#### Recorded data ####

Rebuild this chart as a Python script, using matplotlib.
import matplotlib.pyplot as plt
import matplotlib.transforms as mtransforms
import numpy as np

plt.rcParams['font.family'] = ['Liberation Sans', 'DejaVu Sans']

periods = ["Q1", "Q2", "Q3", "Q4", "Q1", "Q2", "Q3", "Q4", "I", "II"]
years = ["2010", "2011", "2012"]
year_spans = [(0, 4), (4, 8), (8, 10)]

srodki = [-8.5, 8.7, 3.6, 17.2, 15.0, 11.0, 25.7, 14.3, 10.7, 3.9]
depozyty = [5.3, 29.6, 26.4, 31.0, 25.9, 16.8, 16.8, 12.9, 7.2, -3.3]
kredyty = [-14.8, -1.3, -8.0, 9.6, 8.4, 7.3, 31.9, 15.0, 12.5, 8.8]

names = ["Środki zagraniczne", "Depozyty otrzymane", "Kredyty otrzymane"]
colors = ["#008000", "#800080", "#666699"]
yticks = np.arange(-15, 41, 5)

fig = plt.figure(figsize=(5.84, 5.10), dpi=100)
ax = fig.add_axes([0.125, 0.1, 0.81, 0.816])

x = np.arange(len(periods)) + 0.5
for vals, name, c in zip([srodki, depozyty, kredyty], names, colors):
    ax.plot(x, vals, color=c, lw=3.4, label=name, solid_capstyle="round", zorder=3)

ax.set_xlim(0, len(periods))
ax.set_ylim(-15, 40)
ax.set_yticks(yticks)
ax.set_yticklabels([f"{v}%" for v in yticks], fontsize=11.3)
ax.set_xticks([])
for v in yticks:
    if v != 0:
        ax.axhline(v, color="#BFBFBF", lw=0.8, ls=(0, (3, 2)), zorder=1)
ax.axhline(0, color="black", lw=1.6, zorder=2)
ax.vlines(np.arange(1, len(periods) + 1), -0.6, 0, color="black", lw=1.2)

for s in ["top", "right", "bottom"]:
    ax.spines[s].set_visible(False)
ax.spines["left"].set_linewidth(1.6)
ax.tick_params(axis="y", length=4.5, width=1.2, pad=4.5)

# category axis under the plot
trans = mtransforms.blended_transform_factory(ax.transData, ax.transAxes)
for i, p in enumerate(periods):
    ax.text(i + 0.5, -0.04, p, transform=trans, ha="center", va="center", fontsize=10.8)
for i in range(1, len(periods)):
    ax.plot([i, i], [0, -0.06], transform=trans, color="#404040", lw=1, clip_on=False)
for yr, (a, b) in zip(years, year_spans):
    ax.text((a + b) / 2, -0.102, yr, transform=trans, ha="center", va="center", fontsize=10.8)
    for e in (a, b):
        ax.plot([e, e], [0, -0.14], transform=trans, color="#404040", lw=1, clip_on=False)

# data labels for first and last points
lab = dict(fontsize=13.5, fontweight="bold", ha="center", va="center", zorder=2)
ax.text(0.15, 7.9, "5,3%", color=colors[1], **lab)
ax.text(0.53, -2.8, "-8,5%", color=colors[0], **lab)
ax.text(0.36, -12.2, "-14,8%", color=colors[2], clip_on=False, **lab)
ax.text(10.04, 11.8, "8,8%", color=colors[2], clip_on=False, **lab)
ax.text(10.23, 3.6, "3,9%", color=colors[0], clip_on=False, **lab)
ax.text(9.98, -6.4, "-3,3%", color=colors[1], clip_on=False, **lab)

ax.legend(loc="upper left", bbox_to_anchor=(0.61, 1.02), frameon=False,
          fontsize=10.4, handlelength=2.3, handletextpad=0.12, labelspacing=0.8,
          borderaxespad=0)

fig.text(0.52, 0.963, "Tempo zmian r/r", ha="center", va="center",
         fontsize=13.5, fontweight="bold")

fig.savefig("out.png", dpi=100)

####

▶ **What the task requires**
Return nothing but the lines from the first line of the listing through the line with "year_spans = [(0, 4), (4, 8), (8, 10)]", please, keeping every one of them unchanged.

▶ **Finished exercise**
Rebuild this chart as a Python script, using matplotlib.
import matplotlib.pyplot as plt
import matplotlib.transforms as mtransforms
import numpy as np

plt.rcParams['font.family'] = ['Liberation Sans', 'DejaVu Sans']

periods = ["Q1", "Q2", "Q3", "Q4", "Q1", "Q2", "Q3", "Q4", "I", "II"]
years = ["2010", "2011", "2012"]
year_spans = [(0, 4), (4, 8), (8, 10)]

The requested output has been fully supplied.